There are numerous other examples of privatisation leading to economic growth and growth trickling down to the citizens but as I had discussed in the essay before- growth does not always lead to development. As I had mentioned before, there has been no recognizable change in the HDI values of India since these neo-liberal reforms. It appears as a heavily polished and manicured concept which brings about growth, evidently, but does not transform it into development.
Privatisation has reduced social security which came about with Public Sector Units. The nine major PSUs, called the navratnas, are doing better than their private counterparts. One should not forget that the ultimate aim of capitalist private units is to maximize profit. Their aim is not to bring about development by providing employment and reducing poverty. Whatever development has taken place because of these reforms has been short-lived and a need for state intervention is being felt again. Is private and corporate the main sector for development as many lobbyists of neo-liberalism have pointed out? R. Nagaraj analyses the much hyped services sector growth of the 1990s and his research led to “skepticism which somehow muddies the picture of the recent growth significantly enough to cast doubt on the optimistic scenarios portrayed” (Nagaraj, FDI in India in the 1990s, p. 61).

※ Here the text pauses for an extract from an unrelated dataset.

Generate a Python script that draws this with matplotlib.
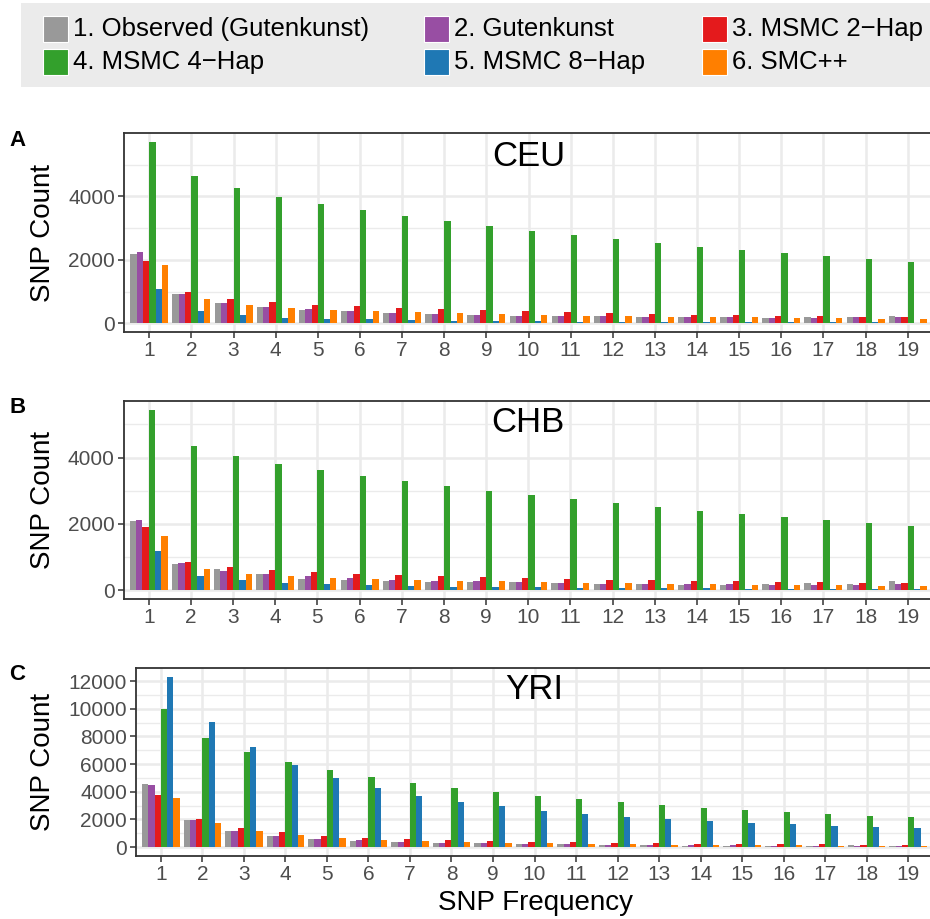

5. CONCLUSION AND FUTURE PROSPECTS

There have been more severe criticisms against Public Sector Units of lacking market discipline, lack of competitive production, corruption and many more. Privatisation has changed the economy for good, which is easy to establish if see the India now and compare it with previous decades. But this growth should not be expected to trickle down to the poor, more than 41% of the Indian population. Paul A. Baran, a Marxist, stresses on the fact that “..only a large-scale enterprise would be in a position to finance the outlays called for by modern technology…only big business could afford to maintain the research facilities that are indispensable for the advance of technology” and although this growth of large private firms, of monopoly and in some cases, oligopoly, owing to neo-liberal reforms was “a progressive phenomenon furthering the advance of productivity and science, the very same phenomenon tends to turn economically, socially, culturally, and politically into a retrograde force hindering and perverting further development” (Baran, 1957, p. 95). I conclude by saying that privatisation should not be reversed because it has boosted the economy and brought about changes which have provided the PSUs with an example of professionalism and competitiveness but it should not be expected to play the role of mediator-for-welfare. That would against the principles of its neo-liberal foundations.